Alaska’s Board of Fisheries this week voted to delay the dates for meetings planned in Cordova and Ketchikan this winter because of the COVID-19 pandemic. Board members want to hold those meetings in-person and will consider springtime gatherings instead. Next month, they’ll hold an online meeting with more information about the schedule for the upcoming year and decisions the board has to tackle before the spring.

The board regulates commercial, sport and subsistence fisheries across Alaska. Its meetings focus on a different region every three years. They can attract hundreds of people–from the industry and the public –to testify on proposed changes to allocations and fishing rules before the board and dozens of agency staff.

The board’s executive director Glenn Haight outlined the cleaning, distancing and other precautions that would be required for holding in- person meetings, especially in winter, the middle of cold and flu season. Those include having redundant staff ready to fill in if a person is sent home sick.

“It’s inconceivable for those of us that have been to these meetings to think that we could get through a board meeting where no one gets sick, I mean not of COVID, but just of a common head cold,” Haight said. “And according to what we’ve said is our rules is if you’re sick you need to leave and go get tested.”

The board has a work session scheduled for October. After that the schedule had a week-long meeting to consider finfish and shellfish regulation changes for Prince William Sound. That was planned in mid-December in Cordova. The next Southeast Alaska finfish and shellfish meeting was planned for Ketchikan in early January. For that, the Alaska Department of Fish and Game, fishermen, advisory committees and tribes have submitted over 150 proposed changes to commercial, sport and subsistence fishing regulations. Support staff recommended holding the fall work session online, and pushing back the Prince William Sound and Southeast meetings to sometime in 2021. 

Fish and Game put out a survey this summer on the meeting format and received 234 responses. They ranged from requests to delay meetings a year to skepticism that the pandemic is a real threat. Some staff and members of the public questioned whether the board process would work in an online format.

Fish and Game commissioner Doug Vincent-Lang said he did not see how the state could conduct in-person meetings in Cordova and Ketchikan as soon as this winter.

“Both Cordova and Ketchikan would love to host these board meetings because it brings economic benefit to those communities and it’s an opportunity for them to have a meeting in their community,” Vincent-Lang said. “But again when we’re talking about bringing in 50-60 people into a meeting, into a community as small as Cordova that is somewhat problematic in terms of how we deal with testing, how we deal with public health and a variety of other things.”

Officials and board members both highlighted the importance of in-person public participation and staff support while drafting new regulations.

Board member John Wood said he was not interested in holding meetings online.
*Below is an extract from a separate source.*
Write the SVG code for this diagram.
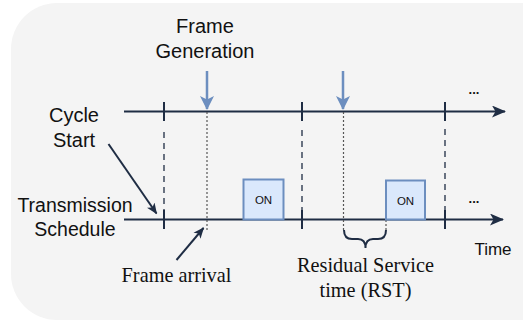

“I’m hoping that we’re not going to put off life entirely waiting for a vaccine to be developed,” Wood said. “I can only point out the flu vaccines that are given on an annual basis and the rate of death is still pretty significant among that group and I don’t see that changing with COVID. I think COVID’s going to follow that same track. And it’s about time that we in the public at least start putting our lives back together and have some kind of normalcy.”

Board chair Märit Carlson-Van Dort also did not want online meetings with the exception of one next month.

“I think that there’s an incredible amount of important insight, information, discussion, compromise that wouldn’t be allowed to take place in that format,” Carlson-Van Dort said. “However, for the purpose of October, it is my opinion that I think we could probably sort our way through that in a virtual format given the restrictions in Anchorage and whatnot and just the uncertainty therein.”

Alaska’s largest city last month instituted a 30-person limit on indoor gatherings.

The board agreed that staff would come up with plans for holding the Cordova and Ketchikan meetings in-person. That could be in March, April or May of next year, depending on the status of the pandemic and health protocols. They also agreed to hold next month’s Anchorage work session online. That meeting will include whether or not to consider some proposals out of cycle. The board also hopes to identify pressing issues that need decisions before springtime meetings. In Southeast those may include the status of stocks of concern and king salmon management measures.

Also on the agenda for the October work session is the status of board nominees who have not been confirmed. Another topic will be conflicts of interest for board members and their participation in decisions that could benefit them.

(web only: six board members participated by teleconference with McKenzie Mitchell not taking part.)